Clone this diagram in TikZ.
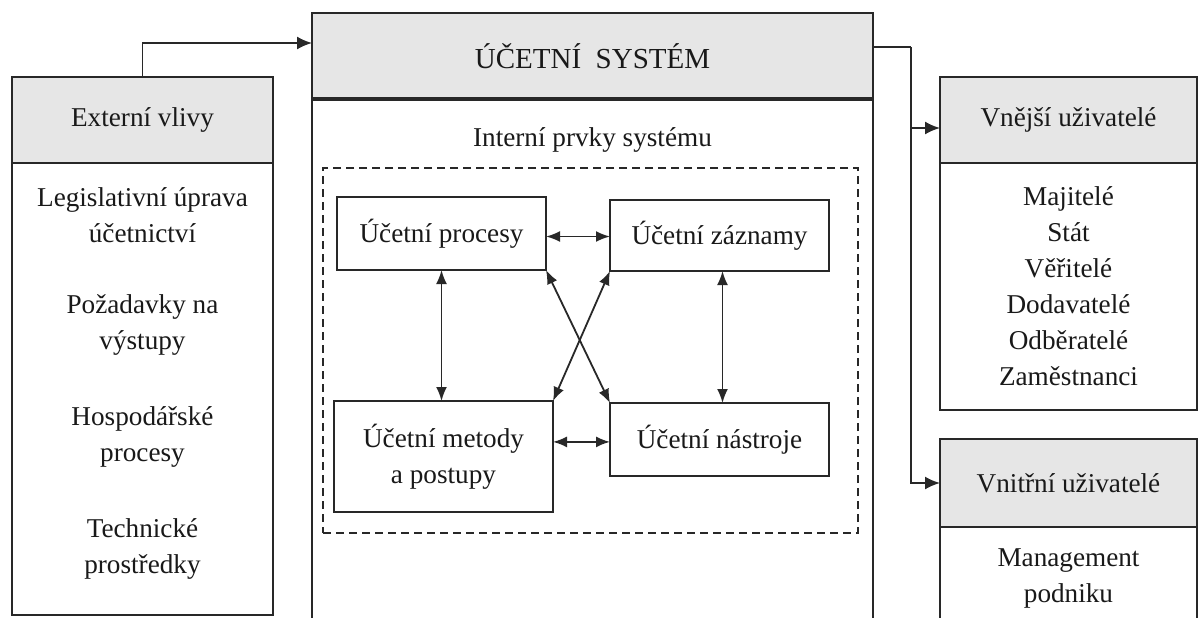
\documentclass[tikz,border=0pt]{standalone}
\usepackage{fontspec}
\setmainfont{Liberation Serif}
\usetikzlibrary{arrows.meta,calc}
\definecolor{hdr}{RGB}{230,230,230}
\definecolor{ink}{RGB}{40,40,40}
\definecolor{txtc}{RGB}{25,25,25}
\tikzset{
  txt/.style={font=\fontsize{13.6}{18}\selectfont, text=txtc, align=center},
  box/.style={draw=ink, line width=1.1pt, anchor=north west, inner sep=0pt, outer sep=0pt, txt},
  hdrbox/.style={box, fill=hdr},
  lbl/.style={inner sep=0pt, txt},
  dashbox/.style={draw=ink, line width=0.7pt, dash pattern=on 4pt off 2.5pt, anchor=north west, inner sep=0pt, outer sep=0pt},
  conn/.style={draw=ink, line width=0.9pt},
  arr/.style={conn, -{Latex[length=7.5pt,width=6.5pt]}},
  biarr/.style={conn, {Latex[length=7pt,width=5.5pt]}-{Latex[length=7pt,width=5.5pt]}},
}
\begin{document}
\begin{tikzpicture}[x=0.5pt,y=-0.5pt]
\useasboundingbox (0,0) rectangle (1200,617);
\clip (0,0) rectangle (1200,617);
\fill[white] (0,0) rectangle (1200,617);

% left column
\node[hdrbox, minimum width=130.5pt, minimum height=43pt] (exth) at (12,77) {Externí vlivy};
\node[box, minimum width=130.5pt, minimum height=226pt] (extb) at (12,163) {};
\node[lbl] (e1) at (142.5,215) {Legislativní úprava\\účetnictví};
\node[lbl] (e2) at (142.5,325) {Požadavky na\\výstupy};
\node[lbl] (e3) at (142.5,437) {Hospodářské\\procesy};
\node[lbl] (e4) at (142.5,549) {Technické\\prostředky};

% main system
\node[box, minimum width=280.5pt, minimum height=272pt] (sysb) at (312,99) {};
\node[hdrbox, minimum width=280.5pt, minimum height=43pt, font=\fontsize{14.5}{18}\selectfont] (sys) at (312,13) {ÚČETNÍ\ \ SYSTÉM};
\draw[draw=ink, line width=1.8pt] (sys.south west) -- (sys.south east);
\node[lbl] (intl) at (592.5,140) {Interní prvky systému};
\node[dashbox, minimum width=267.5pt, minimum height=182.5pt] (int) at (323,168) {};
\node[box, minimum width=104.5pt, minimum height=36.5pt] (proc) at (337,197) {Účetní procesy};
\node[box, minimum width=109.5pt, minimum height=35.5pt] (zazn) at (610,200) {Účetní záznamy};
\node[box, minimum width=109.5pt, minimum height=55.5pt] (met) at (334,401) {Účetní metody\\a postupy};
\node[box, minimum width=109.5pt, minimum height=36.5pt] (nas) at (610,403) {Účetní nástroje};

\draw[biarr] ([yshift=-1.5pt]proc.east) -- ([yshift=-1.5pt]proc.east -| zazn.west);
\draw[biarr] ([yshift=-1.2pt]nas.west -| met.east) -- ([yshift=-1.2pt]nas.west);
\draw[biarr] (proc.south) -- (proc.south |- met.north);
\draw[biarr] ([xshift=1.5pt]zazn.south) -- ([xshift=1.5pt]zazn.south |- nas.north);
\draw[biarr] (proc.south east) -- (nas.north west);
\draw[biarr] (zazn.south west) -- (met.north east);

% right column
\node[hdrbox, minimum width=128.5pt, minimum height=43pt] (vnh) at (940,77) {Vnější uživatelé};
\node[box, minimum width=128.5pt, minimum height=123.5pt] (vnb) at (940,163) {Majitelé\\Stát\\Věřitelé\\Dodavatelé\\Odběratelé\\Zaměstnanci};
\node[box, minimum width=128.5pt, minimum height=60pt] (vib) at (940,527) {};
\node[hdrbox, minimum width=128.5pt, minimum height=44pt] (vih) at (940,439) {Vnitřní uživatelé};
\node[lbl] (mgmt) at (1068.5,578) {Management\\podniku};

% connectors
\coordinate (join) at (142.5,43);
\draw[arr] (exth.north) |- (sys.west |- join);
\coordinate (split) at (911,47);
\draw[conn] (split -| sys.east) -- (split);
\draw[arr] (split) |- ([yshift=-4pt]vnh.west);
\draw[arr] (split) |- (vih.west);
\end{tikzpicture}
\end{document}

* * * * * * * * *

*EXERCISE REQUIREMENTS*
Leave out the pictures and repeat the lines from the start of the material through the line with "(e4) at (142.5,549)", inclusive.

*FULL SOLUTION*
Clone this diagram in TikZ.
\documentclass[tikz,border=0pt]{standalone}
\usepackage{fontspec}
\setmainfont{Liberation Serif}
\usetikzlibrary{arrows.meta,calc}
\definecolor{hdr}{RGB}{230,230,230}
\definecolor{ink}{RGB}{40,40,40}
\definecolor{txtc}{RGB}{25,25,25}
\tikzset{
  txt/.style={font=\fontsize{13.6}{18}\selectfont, text=txtc, align=center},
  box/.style={draw=ink, line width=1.1pt, anchor=north west, inner sep=0pt, outer sep=0pt, txt},
  hdrbox/.style={box, fill=hdr},
  lbl/.style={inner sep=0pt, txt},
  dashbox/.style={draw=ink, line width=0.7pt, dash pattern=on 4pt off 2.5pt, anchor=north west, inner sep=0pt, outer sep=0pt},
  conn/.style={draw=ink, line width=0.9pt},
  arr/.style={conn, -{Latex[length=7.5pt,width=6.5pt]}},
  biarr/.style={conn, {Latex[length=7pt,width=5.5pt]}-{Latex[length=7pt,width=5.5pt]}},
}
\begin{document}
\begin{tikzpicture}[x=0.5pt,y=-0.5pt]
\useasboundingbox (0,0) rectangle (1200,617);
\clip (0,0) rectangle (1200,617);
\fill[white] (0,0) rectangle (1200,617);

% left column
\node[hdrbox, minimum width=130.5pt, minimum height=43pt] (exth) at (12,77) {Externí vlivy};
\node[box, minimum width=130.5pt, minimum height=226pt] (extb) at (12,163) {};
\node[lbl] (e1) at (142.5,215) {Legislativní úprava\\účetnictví};
\node[lbl] (e2) at (142.5,325) {Požadavky na\\výstupy};
\node[lbl] (e3) at (142.5,437) {Hospodářské\\procesy};
\node[lbl] (e4) at (142.5,549) {Technické\\prostředky};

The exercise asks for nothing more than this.